_Goal_
Transcribe the material in full. Nothing should differ except that the pictures are left out.
* BEGIN Stored data *
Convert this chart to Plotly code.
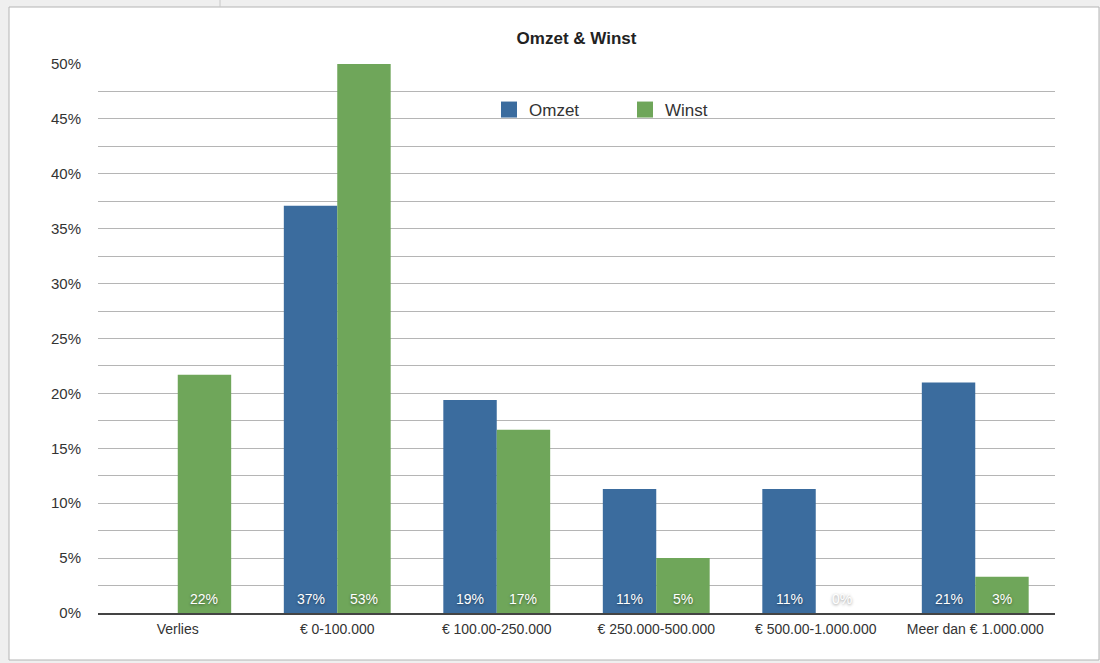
import plotly.graph_objects as go

# Categories and series (percentages)
categories = ["Verlies", "€ 0-100.000", "€ 100.00-250.000", "€ 250.000-500.000",
              "€ 500.00-1.000.000", "Meer dan € 1.000.000"]
omzet = [None, 37.1, 19.4, 11.3, 11.3, 21.0]
winst = [21.7, 53.0, 16.7, 5.0, 0.0, 3.3]

y_tickvals = [0, 2.5, 5, 7.5, 10, 12.5, 15, 17.5, 20, 22.5, 25,
              27.5, 30, 32.5, 35, 37.5, 40, 42.5, 45, 47.5, 50]
y_ticktext = ["0%", "", "5%", "", "10%", "", "15%", "", "20%", "", "25%",
              "", "30%", "", "35%", "", "40%", "", "45%", "", "50%"]

BLUE = "#3b6c9e"
GREEN = "#6fa65a"
FONT = "Liberation Sans, Arial, Helvetica, sans-serif"

fig = go.Figure()
fig.add_trace(go.Bar(name="Omzet", x=categories, y=omzet, showlegend=False,
                     marker=dict(color=BLUE, line=dict(width=0))))
fig.add_trace(go.Bar(name="Winst", x=categories, y=winst, showlegend=False,
                     marker=dict(color=GREEN, line=dict(width=0))))

# Legend entries with larger square swatches
for name, color in (("Omzet", BLUE), ("Winst", GREEN)):
    fig.add_trace(go.Scatter(name=name, x=[None], y=[None], mode="markers",
                             marker=dict(symbol="square", size=16, color=color),
                             showlegend=True, hoverinfo="skip"))

# Value labels at the base of each bar
annotations = []
for series, shift in ((omzet, -26.7), (winst, 26.7)):
    for cat, v in zip(categories, series):
        if v is None:
            continue
        annotations.append(dict(
            x=cat, y=0, xref="x", yref="y", xshift=shift, yshift=4,
            yanchor="bottom", xanchor="center", showarrow=False,
            text=f"{round(v)}%",
            font=dict(family=FONT, size=14, color="white",
                      shadow="0px 1px 3px rgba(0,0,0,0.45)"),
        ))

shapes = [
    # white card with thin grey border
    dict(type="rect", xref="paper", yref="paper", layer="below",
         x0=(9 - 98) / 957, x1=(1099 - 98) / 957,
         y0=(613 - 660) / 549, y1=(613 - 7) / 549,
         fillcolor="white", line=dict(color="#b4b4b4", width=1)),
    # small divider line from the surrounding window
    dict(type="line", xref="paper", yref="paper", layer="below",
         x0=(220 - 98) / 957, x1=(220 - 98) / 957,
         y0=(613 - 0) / 549, y1=(613 - 7) / 549,
         line=dict(color="#c8c8c8", width=1)),
]

fig.update_layout(
    width=1100, height=663,
    margin=dict(l=98, r=45, t=64, b=50),
    paper_bgcolor="#efefef",
    plot_bgcolor="rgba(0,0,0,0)",
    barmode="group", bargap=0.33, bargroupgap=0,
    font=dict(family=FONT, size=14, color="#333333"),
    title=dict(text="<b>Omzet & Winst</b>", x=576.5 / 1100, xanchor="center",
               y=1 - 38 / 663, yanchor="middle",
               font=dict(family=FONT, size=17, color="#222222")),
    legend=dict(orientation="h", x=(489 - 98) / 957, xanchor="left",
                y=(613 - 92) / 549, yanchor="top",
                font=dict(family=FONT, size=17, color="#333333"),
                bgcolor="rgba(0,0,0,0)", entrywidth=91, entrywidthmode="pixels",
                itemsizing="trace", traceorder="normal"),
    xaxis=dict(showgrid=False, showline=True, linecolor="#444444", linewidth=2,
               ticks="", tickfont=dict(size=14, color="#333333"),
               ticklabelstandoff=2),
    yaxis=dict(range=[0, 50], tickvals=y_tickvals, ticktext=y_ticktext,
               showgrid=True, gridcolor="#b5b5b5", gridwidth=1,
               zeroline=False, showline=False, ticks="",
               ticklabelstandoff=16, tickfont=dict(size=15, color="#333333")),
    annotations=annotations,
    shapes=shapes,
)

fig.write_html("out.html")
* END Stored data *
_Worked answer_
Convert this chart to Plotly code.
import plotly.graph_objects as go

# Categories and series (percentages)
categories = ["Verlies", "€ 0-100.000", "€ 100.00-250.000", "€ 250.000-500.000",
              "€ 500.00-1.000.000", "Meer dan € 1.000.000"]
omzet = [None, 37.1, 19.4, 11.3, 11.3, 21.0]
winst = [21.7, 53.0, 16.7, 5.0, 0.0, 3.3]

y_tickvals = [0, 2.5, 5, 7.5, 10, 12.5, 15, 17.5, 20, 22.5, 25,
              27.5, 30, 32.5, 35, 37.5, 40, 42.5, 45, 47.5, 50]
y_ticktext = ["0%", "", "5%", "", "10%", "", "15%", "", "20%", "", "25%",
              "", "30%", "", "35%", "", "40%", "", "45%", "", "50%"]

BLUE = "#3b6c9e"
GREEN = "#6fa65a"
FONT = "Liberation Sans, Arial, Helvetica, sans-serif"

fig = go.Figure()
fig.add_trace(go.Bar(name="Omzet", x=categories, y=omzet, showlegend=False,
                     marker=dict(color=BLUE, line=dict(width=0))))
fig.add_trace(go.Bar(name="Winst", x=categories, y=winst, showlegend=False,
                     marker=dict(color=GREEN, line=dict(width=0))))

# Legend entries with larger square swatches
for name, color in (("Omzet", BLUE), ("Winst", GREEN)):
    fig.add_trace(go.Scatter(name=name, x=[None], y=[None], mode="markers",
                             marker=dict(symbol="square", size=16, color=color),
                             showlegend=True, hoverinfo="skip"))

# Value labels at the base of each bar
annotations = []
for series, shift in ((omzet, -26.7), (winst, 26.7)):
    for cat, v in zip(categories, series):
        if v is None:
            continue
        annotations.append(dict(
            x=cat, y=0, xref="x", yref="y", xshift=shift, yshift=4,
            yanchor="bottom", xanchor="center", showarrow=False,
            text=f"{round(v)}%",
            font=dict(family=FONT, size=14, color="white",
                      shadow="0px 1px 3px rgba(0,0,0,0.45)"),
        ))

shapes = [
    # white card with thin grey border
    dict(type="rect", xref="paper", yref="paper", layer="below",
         x0=(9 - 98) / 957, x1=(1099 - 98) / 957,
         y0=(613 - 660) / 549, y1=(613 - 7) / 549,
         fillcolor="white", line=dict(color="#b4b4b4", width=1)),
    # small divider line from the surrounding window
    dict(type="line", xref="paper", yref="paper", layer="below",
         x0=(220 - 98) / 957, x1=(220 - 98) / 957,
         y0=(613 - 0) / 549, y1=(613 - 7) / 549,
         line=dict(color="#c8c8c8", width=1)),
]

fig.update_layout(
    width=1100, height=663,
    margin=dict(l=98, r=45, t=64, b=50),
    paper_bgcolor="#efefef",
    plot_bgcolor="rgba(0,0,0,0)",
    barmode="group", bargap=0.33, bargroupgap=0,
    font=dict(family=FONT, size=14, color="#333333"),
    title=dict(text="<b>Omzet & Winst</b>", x=576.5 / 1100, xanchor="center",
               y=1 - 38 / 663, yanchor="middle",
               font=dict(family=FONT, size=17, color="#222222")),
    legend=dict(orientation="h", x=(489 - 98) / 957, xanchor="left",
                y=(613 - 92) / 549, yanchor="top",
                font=dict(family=FONT, size=17, color="#333333"),
                bgcolor="rgba(0,0,0,0)", entrywidth=91, entrywidthmode="pixels",
                itemsizing="trace", traceorder="normal"),
    xaxis=dict(showgrid=False, showline=True, linecolor="#444444", linewidth=2,
               ticks="", tickfont=dict(size=14, color="#333333"),
               ticklabelstandoff=2),
    yaxis=dict(range=[0, 50], tickvals=y_tickvals, ticktext=y_ticktext,
               showgrid=True, gridcolor="#b5b5b5", gridwidth=1,
               zeroline=False, showline=False, ticks="",
               ticklabelstandoff=16, tickfont=dict(size=15, color="#333333")),
    annotations=annotations,
    shapes=shapes,
)

fig.write_html("out.html")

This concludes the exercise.